Finite temperature holographic duals of 2-dimensional BCFTs

TL;DR

This paper explores holographic duals of 2D BCFTs, showing that finite temperature geometries can be modeled as AdS2 black holes, with entanglement entropy calculations supporting the finite temperature interpretation.

Contribution

It introduces a finite temperature holographic dual for 2D BCFTs by replacing AdS2 with AdS2 black-hole geometries, extending the understanding of BCFT holography.

Findings

AdS2 space can be replaced with AdS2 black-hole space-time.

The geometry describes BCFT at finite temperature.
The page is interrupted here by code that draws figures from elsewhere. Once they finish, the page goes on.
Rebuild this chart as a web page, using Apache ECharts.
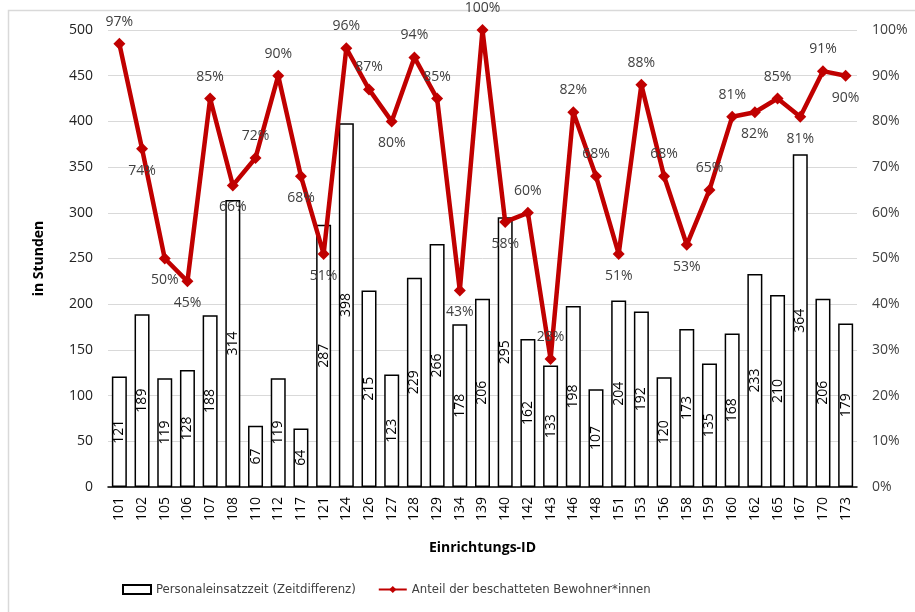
<!DOCTYPE html>
<html>
<head>
<meta charset="utf-8">
<script src="https://cdn.jsdelivr.net/npm/echarts@6/dist/echarts.min.js"></script>
<style>
  html, body { margin: 0; padding: 0; background: #fff; }
  #main { width: 915px; height: 612px; }
</style>
</head>
<body>
<div id="main"></div>
<script>
const categories = ["101", "102", "105", "106", "107", "108", "110", "112", "117", "121", "124", "126", "127", "128", "129", "134", "139", "140", "142", "143", "146", "148", "151", "153", "156", "158", "159", "160", "162", "165", "167", "170", "173"];
const hours = [121, 189, 119, 128, 188, 314, 67, 119, 64, 287, 398, 215, 123, 229, 266, 178, 206, 295, 162, 133, 198, 107, 204, 192, 120, 173, 135, 168, 233, 210, 364, 206, 179];
const share = [97, 74, 50, 45, 85, 66, 72, 90, 68, 51, 96, 87, 80, 94, 85, 43, 100, 58, 60, 28, 82, 68, 51, 88, 68, 53, 65, 81, 82, 85, 81, 91, 90];
const hourTicks = [0, 500, 50];
const shareTicks = [0, 100, 10];

// where Excel put each percent label
const labelSide = ["top", "bottom", "bottom", "bottom", "top", "bottom", "top", "top", "bottom", "bottom", "top", "top", "bottom", "top", "top", "bottom", "top", "bottom", "top", "top", "top", "top", "bottom", "top", "top", "bottom", "top", "top", "bottom", "top", "bottom", "top", "bottom"];

const font = "Open Sans";
const narrow = "'Liberation Sans Narrow', 'DejaVu Sans Condensed', sans-serif";
const myChart = echarts.init(document.getElementById("main"));

const option = {
  animation: false,
  textStyle: { fontFamily: font },
  graphic: [
    {
      type: "rect",
      shape: { x: 8.5, y: 10.5, width: 920, height: 620 },
      style: { fill: "none", stroke: "#d9d9d9", lineWidth: 1.5 },
    },
  ],
  grid: { left: 108, right: 58, top: 30, bottom: 125 },
  legend: {
    bottom: 11,
    left: 117,
    itemGap: 22,
    itemWidth: 28,
    itemHeight: 9,
    textStyle: { fontFamily: narrow, fontSize: 13, color: "#404040" },
    data: [
      { name: "Personaleinsatzzeit (Zeitdifferenz)", icon: "rect" },
      { name: "Anteil der beschatteten Bewohner*innen" },
    ],
  },
  xAxis: {
    type: "category",
    data: categories,
    name: "Einrichtungs-ID",
    nameLocation: "middle",
    nameGap: 54,
    nameTextStyle: { fontFamily: font, fontSize: 14, fontWeight: "bold", color: "#000" },
    axisLine: { lineStyle: { color: "#000", width: 1.5 } },
    axisTick: { show: false },
    axisLabel: { rotate: 90, margin: 10, fontSize: 14, color: "#000", interval: 0 },
  },
  yAxis: [
    {
      type: "value",
      min: hourTicks[0],
      max: hourTicks[1],
      interval: hourTicks[2],
      name: "in Stunden",
      nameLocation: "middle",
      nameGap: 62,
      nameRotate: 90,
      nameTextStyle: { fontFamily: font, fontSize: 14, fontWeight: "bold", color: "#000" },
      axisLine: { show: false },
      axisTick: { show: false },
      axisLabel: { fontSize: 14, color: "#222", margin: 15 },
      splitLine: { lineStyle: { color: "#d9d9d9", width: 1 } },
    },
    {
      type: "value",
      min: shareTicks[0],
      max: shareTicks[1],
      interval: shareTicks[2],
      axisLine: { show: false },
      axisTick: { show: false },
      axisLabel: { fontSize: 14, color: "#404040", margin: 15, formatter: "{value}%" },
      splitLine: { show: false },
    },
  ],
  series: [
    {
      name: "Personaleinsatzzeit (Zeitdifferenz)",
      type: "bar",
      data: hours,
      barWidth: 15,
      itemStyle: { color: "#fff", borderColor: "#000", borderWidth: 1.5 },
      label: {
        show: true,
        position: "inside",
        rotate: 90,
        fontSize: 14,
        color: "#000",
      },
      z: 2,
    },
    {
      name: "Anteil der beschatteten Bewohner*innen",
      type: "line",
      yAxisIndex: 1,
      data: share.map((v, i) => ({
        value: v,
        label: { position: labelSide[i] },
      })),
      symbol: "diamond",
      symbolSize: 12,
      lineStyle: { color: "#c00000", width: 4.5 },
      itemStyle: { color: "#c00000" },
      label: {
        show: true,
        distance: 9,
        fontSize: 14,
        color: "#404040",
        formatter: "{c}%",
      },
      z: 5,
    },
  ],
};

myChart.setOption(option);
</script>
</body>
</html>
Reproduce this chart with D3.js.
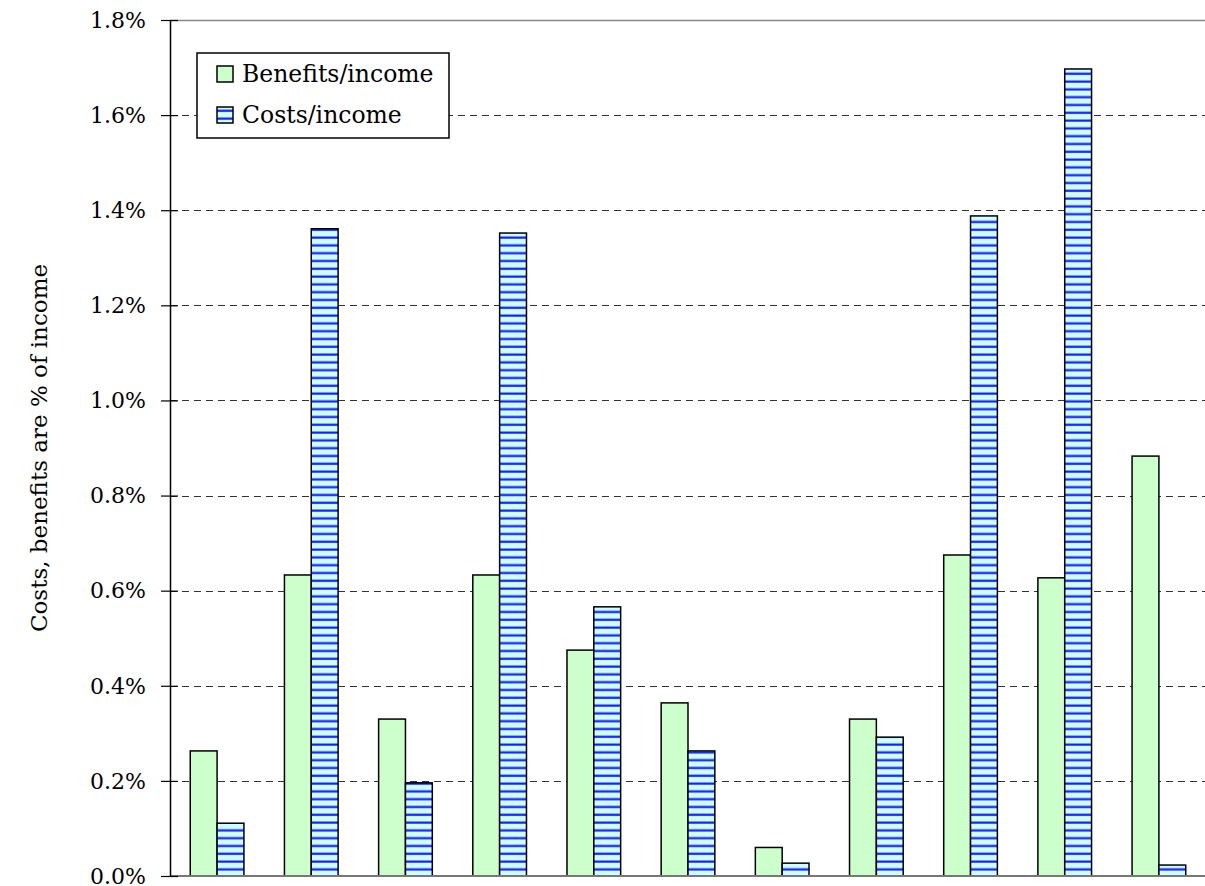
<!DOCTYPE html>
<html>
<head>
<meta charset="utf-8">
<script src="https://cdn.jsdelivr.net/npm/d3@7"></script>
<style>
  body { margin: 0; background: #fff; }
  text { font-family: "DejaVu Serif", serif; fill: #000; }
</style>
</head>
<body>
<div id="chart"></div>
<script>
// groups have no printed labels in the original
var groups = ["g1", "g2", "g3", "g4", "g5", "g6", "g7", "g8", "g9", "g10", "g11"];
var benefits = [0.263, 0.633, 0.330, 0.633, 0.475, 0.364, 0.060, 0.330, 0.675, 0.627, 0.883];
var costs = [0.111, 1.361, 0.196, 1.352, 0.566, 0.263, 0.027, 0.292, 1.388, 1.697, 0.023];
var seriesNames = ["Benefits/income", "Costs/income"];
var yTicks = [0, 0.2, 0.4, 0.6, 0.8, 1.0, 1.2, 1.4, 1.6, 1.8];

var W = 1205, H = 886;
var margin = { left: 170, top: 20, right: -1, bottom: 10 };

var svg = d3.select("#chart").append("svg")
    .attr("width", W)
    .attr("height", H);

var defs = svg.append("defs");
var pat = defs.append("pattern")
    .attr("id", "stripes")
    .attr("patternUnits", "userSpaceOnUse")
    .attr("width", 10)
    .attr("height", 7.8);
pat.append("rect").attr("width", 10).attr("height", 7.8).attr("fill", "#ccffff");
pat.append("rect").attr("y", 2.5).attr("width", 10).attr("height", 2.2).attr("fill", "#1a1aff");

var x0 = d3.scaleBand()
    .domain(groups)
    .range([margin.left, W - margin.right])
    .padding(0);
var step = x0.step();

// two bars per group, ~20px gap on each side
var x1 = d3.scaleBand()
    .domain([0, 1])
    .range([0, step])
    .paddingInner(0)
    .paddingOuter(0.755);

var y = d3.scaleLinear()
    .domain([0, 1.8])
    .range([H - margin.bottom, margin.top]);

// gridlines
svg.append("g")
  .selectAll("line")
  .data(yTicks.filter(function(d) { return d > 0 && d < 1.8; }))
  .enter().append("line")
    .attr("x1", margin.left)
    .attr("x2", W)
    .attr("y1", function(d) { return Math.round(y(d)) + 0.5; })
    .attr("y2", function(d) { return Math.round(y(d)) + 0.5; })
    .attr("stroke", "#333")
    .attr("stroke-width", 1.2)
    .attr("stroke-dasharray", "7,5");

// top frame line
svg.append("line")
    .attr("x1", margin.left).attr("x2", W)
    .attr("y1", Math.round(y(1.8)) + 0.5).attr("y2", Math.round(y(1.8)) + 0.5)
    .attr("stroke", "#888").attr("stroke-width", 1.5);

// bars
var data = groups.map(function(g, i) { return { g: g, vals: [benefits[i], costs[i]] }; });

var grp = svg.append("g").selectAll("g")
    .data(data)
    .enter().append("g")
    .attr("transform", function(d) { return "translate(" + x0(d.g) + ",0)"; });

grp.selectAll("rect")
    .data(function(d) { return d.vals.map(function(v, k) { return { k: k, v: v }; }); })
    .enter().append("rect")
    .attr("x", function(d) { return x1(d.k); })
    .attr("width", x1.bandwidth())
    .attr("y", function(d) { return y(d.v); })
    .attr("height", function(d) { return y(0) - y(d.v); })
    .attr("fill", function(d) { return d.k == 0 ? "#ccffcc" : "url(#stripes)"; })
    .attr("stroke", "#000")
    .attr("stroke-width", 1.5);

// bottom axis line
svg.append("line")
    .attr("x1", margin.left).attr("x2", W)
    .attr("y1", y(0)).attr("y2", y(0))
    .attr("stroke", "#777").attr("stroke-width", 2);

// y axis
var yAxis = d3.axisLeft(y)
    .tickValues(yTicks)
    .tickSize(0)
    .tickFormat(function(d) { return d.toFixed(1) + "%"; });

var ya = svg.append("g")
    .attr("transform", "translate(" + margin.left + ",0)")
    .call(yAxis);
ya.select(".domain").attr("stroke", "#000").attr("stroke-width", 1.5);
ya.selectAll(".tick line")
    .attr("x1", -9).attr("x2", 8)
    .attr("stroke", "#000").attr("stroke-width", 1.2);
ya.selectAll(".tick text")
    .attr("x", -24)
    .attr("dy", "0.33em")
    .style("font-family", "DejaVu Serif")
    .style("font-size", "22px");

// axis title
svg.append("text")
    .attr("transform", "translate(47," + ((y(0) + y(1.8)) / 2) + ") rotate(-90)")
    .attr("text-anchor", "middle")
    .style("font-size", "23px")
    .text("Costs, benefits are % of income");

// legend
var lg = svg.append("g").attr("transform", "translate(197,53)");
lg.append("rect")
    .attr("width", 252).attr("height", 85)
    .attr("fill", "#fff").attr("stroke", "#000").attr("stroke-width", 1.5);
var items = lg.selectAll(".item")
    .data(seriesNames)
    .enter().append("g")
    .attr("class", "item")
    .attr("transform", function(d, i) { return "translate(20," + (21 + i * 41) + ")"; });
items.append("rect")
    .attr("y", -8).attr("width", 16).attr("height", 16)
    .attr("fill", function(d, i) { return i == 0 ? "#ccffcc" : "url(#stripes)"; })
    .attr("stroke", "#000").attr("stroke-width", 1.5);
items.append("text")
    .attr("x", 25)
    .attr("dy", "0.35em")
    .style("font-size", "23.5px")
    .text(function(d) { return d; });
</script>
</body>
</html>
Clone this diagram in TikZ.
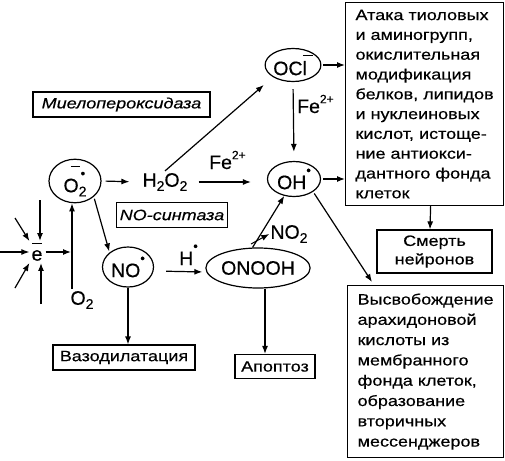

Holographic entanglement entropy matches universal formulas.

Abstract

We consider holographic duals of $2$-dimensional conformal field theories in the presence of a boundary, interface, defect and/or junction, referred to collectively as BCFTs. In general, the presence of a boundary reduces the $SO(2,2)$ conformal symmetry to $SO(2,1)$ and the dual geometry is realized as a warped product of the form $AdS_2 \times {\cal M}$, where ${\cal M}$ is not compact. In particular, it will contain points where the warp factor of the $AdS_2$ space diverges, leading to asymptotically $AdS_3$ regions. We show that the $AdS_2$ space-time may always be replaced with an $AdS_2$-"black-hole" space-time. We argue the resulting geometry describes the BCFT at finite temperature. To motivate this claim, we compute the entanglement entropy holographically for a segment centered around the defect or ending on the boundary and find agreement with a known universal formula.